With respect to the exclusion of defendant's expert, the trial court has discretion to determine if expert testimony is admissible. See Hisenaj v. Kuehner, 194 N.J. 6, 12 (2008); State v. Summers, 176 N.J. 306, 312 (2003); C.W. v. Cooper Health Sys., 388 N.J. Super. 42, 64 (App. Div. 2006); Depalma v. Building Inspection Underwriters, 350 N.J. Super. 195, 216-17 (App. Div. 2002). In making that determination, the court may also consider whether an expert has provided sufficient explanation for his conclusions or has proffered an inadmissible net opinion. See Hisenaj, supra, 194 N.J. at 24.

The trial court also has broad discretion to exclude evidence under N.J.R.E. 403. State v. Lykes, 192 N.J. 519, 534 (2007); Verdicchio v. Ricca, 179 N.J. 1, 34 (2004). Rulings of the trial court pursuant to N.J.R.E. 403 will not be overturned on appeal unless there was a palpable abuse of discretion, a finding "so wide off the mark that a manifest denial of justice resulted." Green v. N.J. Mfrs. Ins. Co., 160 N.J. 480, 492 (1999) (quoting State v. Thompson, 59 N.J. 396, 420 (1971)). Only if there is a "clear error of judgment" should the court's ruling under N.J.R.E. 403 be overturned. State v. Koedatich, 112 N.J. 225, 313 (1988), cert. denied, 488 U.S. 1017, 109 S.Ct. 813, 102 L.Ed. 2d 803 (1989).

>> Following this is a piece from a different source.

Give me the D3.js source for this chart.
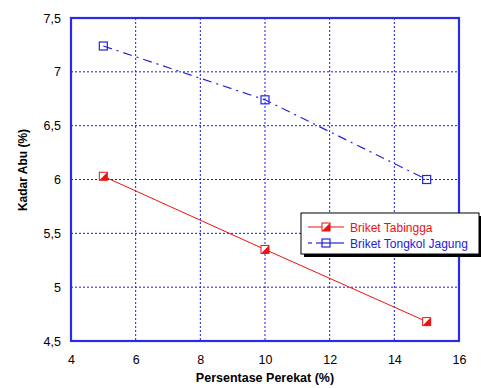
<!DOCTYPE html>
<html>
<head>
<meta charset="utf-8">
<script src="https://cdn.jsdelivr.net/npm/d3@7"></script>
<style>
  body { margin: 0; background: #fff; }
  text { font-family: "Liberation Sans", Arial, sans-serif; }
</style>
</head>
<body>
<svg width="481" height="388"></svg>
<script>
// data
const perekat = [5, 10, 15];
const tabingga = [6.03, 5.35, 4.68];
const tongkol = [7.24, 6.74, 6.0];
const xTicks = [4, 6, 8, 10, 12, 14, 16];
const yTicks = [4.5, 5, 5.5, 6, 6.5, 7, 7.5];
const seriesNames = ["Briket Tabingga", "Briket Tongkol Jagung"];

const svg = d3.select("svg");
const m = {left: 71, right: 459, top: 18, bottom: 341};

let x = d3.scaleLinear().domain([4, 16]).range([m.left, m.right]);
let y = d3.scaleLinear().domain([4.5, 7.5]).range([m.bottom, m.top]);
const fmt = d => String(d).replace(".", ",");

// grid
let grid = svg.append("g");
grid.selectAll("line.gx").data(xTicks.slice(1, -1)).enter().append("line")
  .attr("x1", d => x(d)).attr("x2", d => x(d))
  .attr("y1", m.top).attr("y2", m.bottom)
  .attr("stroke", "#1a1ae6").attr("stroke-width", 1).attr("stroke-dasharray", "2,2");
grid.selectAll("line.gy").data(yTicks.slice(1, -1)).enter().append("line")
  .attr("y1", d => y(d)).attr("y2", d => y(d))
  .attr("x1", m.left).attr("x2", m.right)
  .attr("stroke", "#1a1ae6").attr("stroke-width", 1).attr("stroke-dasharray", "2,2");

// frame
svg.append("rect")
  .attr("x", m.left).attr("y", m.top)
  .attr("width", m.right - m.left).attr("height", m.bottom - m.top)
  .attr("fill", "none").attr("stroke", "#2a2aee").attr("stroke-width", 2.2);

// axes
let xAxis = d3.axisBottom(x).tickValues(xTicks).tickSize(0).tickPadding(14).tickFormat(fmt);
let gx = svg.append("g").attr("transform", `translate(0,${m.bottom})`).call(xAxis);
gx.select(".domain").remove();
gx.selectAll("text").attr("font-size", 12.5).attr("fill", "#000").attr("font-family", "Liberation Sans, Arial");

let yAxis = d3.axisLeft(y).tickValues(yTicks).tickSize(0).tickPadding(10).tickFormat(fmt);
let gy = svg.append("g").attr("transform", `translate(${m.left},0)`).call(yAxis);
gy.select(".domain").remove();
gy.selectAll("text").attr("font-size", 12.5).attr("fill", "#000").attr("font-family", "Liberation Sans, Arial");

// titles
svg.append("text").attr("x", 265).attr("y", 382)
  .attr("text-anchor", "middle").attr("font-size", 12.5).attr("font-weight", "bold")
  .text("Persentase Perekat (%)");
svg.append("text").attr("transform", `translate(27,170) rotate(-90)`)
  .attr("text-anchor", "middle").attr("font-size", 12).attr("font-weight", "bold")
  .text("Kadar Abu (%)");

// lines
let line = d3.line().x((d, i) => x(perekat[i])).y(d => y(d));
svg.append("path").datum(tabingga).attr("d", line)
  .attr("fill", "none").attr("stroke", "#ee1111").attr("stroke-width", 1);
svg.append("path").datum(tongkol).attr("d", line)
  .attr("fill", "none").attr("stroke", "#2222dd").attr("stroke-width", 1.2)
  .attr("stroke-dasharray", "9,5,2,5");

// markers
const S = 8;
function redMarker(g, cx, cy) {
  g.append("rect").attr("x", cx - S / 2).attr("y", cy - S / 2).attr("width", S).attr("height", S)
    .attr("fill", "#fff").attr("stroke", "#ee1111").attr("stroke-width", 1);
  g.append("path")
    .attr("d", `M${cx + S / 2},${cy - S / 2}L${cx + S / 2},${cy + S / 2}L${cx - S / 2},${cy + S / 2}Z`)
    .attr("fill", "#ee1111");
}
function blueMarker(g, cx, cy) {
  g.append("rect").attr("x", cx - S / 2).attr("y", cy - S / 2).attr("width", S).attr("height", S)
    .attr("fill", "none").attr("stroke", "#2222dd").attr("stroke-width", 1.2);
}
let mk = svg.append("g");
tabingga.forEach((d, i) => redMarker(mk, x(perekat[i]), y(d)));
tongkol.forEach((d, i) => blueMarker(mk, x(perekat[i]), y(d)));

// legend
let lg = svg.append("g");
lg.append("rect").attr("x", 304).attr("y", 216).attr("width", 180).attr("height", 41).attr("fill", "#000");
lg.append("rect").attr("x", 301).attr("y", 213).attr("width", 178).attr("height", 41)
  .attr("fill", "#fff").attr("stroke", "#000").attr("stroke-width", 1);
lg.append("line").attr("x1", 308).attr("x2", 344).attr("y1", 227).attr("y2", 227)
  .attr("stroke", "#ee1111").attr("stroke-width", 1);
redMarker(lg, 326, 227);
lg.append("line").attr("x1", 316).attr("x2", 344).attr("y1", 243).attr("y2", 243)
  .attr("stroke", "#2222dd").attr("stroke-width", 1.2);
lg.append("line").attr("x1", 308).attr("x2", 312).attr("y1", 243).attr("y2", 243)
  .attr("stroke", "#2222dd").attr("stroke-width", 1.2);
blueMarker(lg, 326, 243);
lg.append("text").attr("x", 350).attr("y", 231.5).attr("font-size", 12).attr("fill", "#ee1111").text(seriesNames[0]);
lg.append("text").attr("x", 350).attr("y", 247.5).attr("font-size", 12).attr("fill", "#2222dd").text(seriesNames[1]);
</script>
</body>
</html>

As to the trial court's decision after the bench trial, "[f]indings by the trial judge are considered binding on appeal when supported by adequate, substantial and credible evidence." Rova Farms Resort, Inc. v. Investors Ins. Co. of Am., 65 N.J. 474, 484 (1974). "[W]e do not disturb the factual findings and legal conclusions of the trial judge unless we are convinced that they are so manifestly unsupported by or inconsistent with the competent, relevant and reasonably credible evidence as to offend the interests of justice." Ibid. (quoting Fagliarone v. Twp. of N. Bergen, 78 N.J. Super. 154, 155 (App. Div.), certif. denied, 40 N.J. 221 (1963)). So long as "there is sufficient credible evidence in the record to support the findings[,]" we defer to the trial court. Brunson v. Affinity Fed. Credit Union, 199 N.J. 381, 397 (2009) (quoting State v. Adams, 194 N.J. 186, 203 (2008)); accord State v. Chun, 194 N.J. 54, 88-89, cert. denied, ___ U.S. ___, 129 S.Ct. 158, 172 L.Ed. 2d 41 (2008). An appellate court "may not 'engage in an independent assessment of the evidence as if it were the court of first instance.'" In re Taylor, 158 N.J. 644, 656 (1999) (quoting State v. Locurto, 157 N.J. 463, 471 (1999)).

Applying these standards of review, we find no ground to disturb the trial judges' rulings and decision. We affirm the judgment of the Law Division essentially for the reasons stated in the written opinion of Judge Harris supporting his order of January 13, 2009, denying summary judgment; the oral decision of Judge De La Cruz on March 18, 2009, excluding the testimony of defendant's expert Reilly under N.J.R.E. 703 as a net opinion and under N.J.R.E. 403 to the extent Reilly was proffered as a fact witness, which ruling was subsequently documented by an order nunc pro tunc dated June 25, 2009; and the written decision of Judge De La Cruz following trial awarding the amount of stipulated damages plus prejudgment interest and costs, Rule 2:11-3(e)(1)(A).

Defendant also argues that the work performed by the contractor for $38,156.11 was excluded under a separate provision of the insurance policy not addressed by the trial court. The policy included the following provisions:

Covered Property does not include:

f. The cost of excavations, grading, back filling or filling;

m. Underground pipes, flues or drains[.]

Defendant asserts that the contractor's work constituted excavation and repair of underground pipes.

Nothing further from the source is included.